Large Dataset Optimization
For large datasets (10,000+ records per side), the matcher automatically switches to an indexed matching strategy when the infrastructure supports it. This provides significant performance improvements by pre-indexing records by their matchOn keys rather than performing pairwise comparison.
No configuration change is needed — the matcher detects the optimal strategy based on dataset size automatically.

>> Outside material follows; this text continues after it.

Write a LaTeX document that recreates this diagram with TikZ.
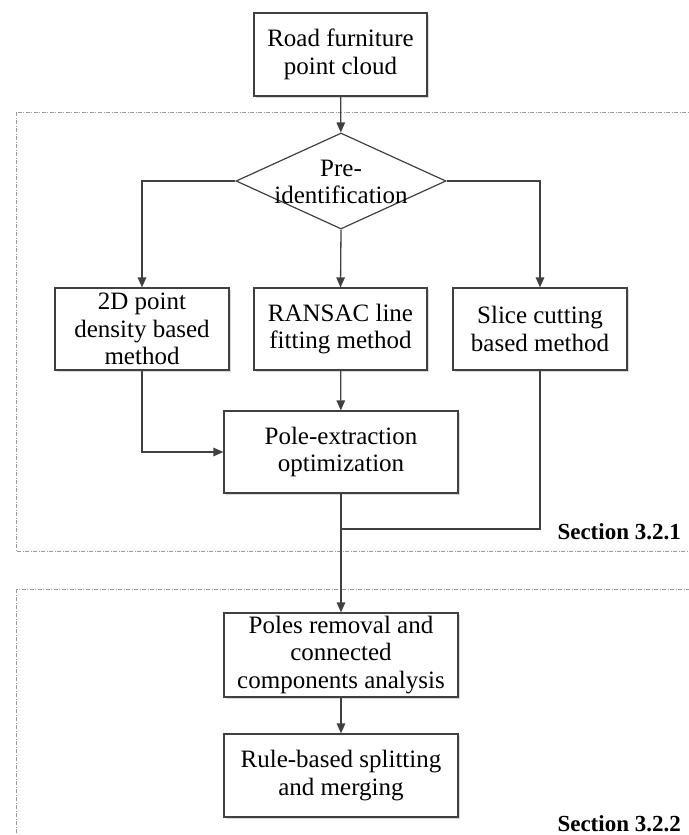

Matcher as a common front-end step. Many operational workflows use a matcher near the front of the pipeline. Matched records can flow into deterministic processing, while exceptions route to AI agents or human review. This is one common graduated exception handling pattern: deterministic rules for clear cases, AI for ambiguous cases, humans for edge cases.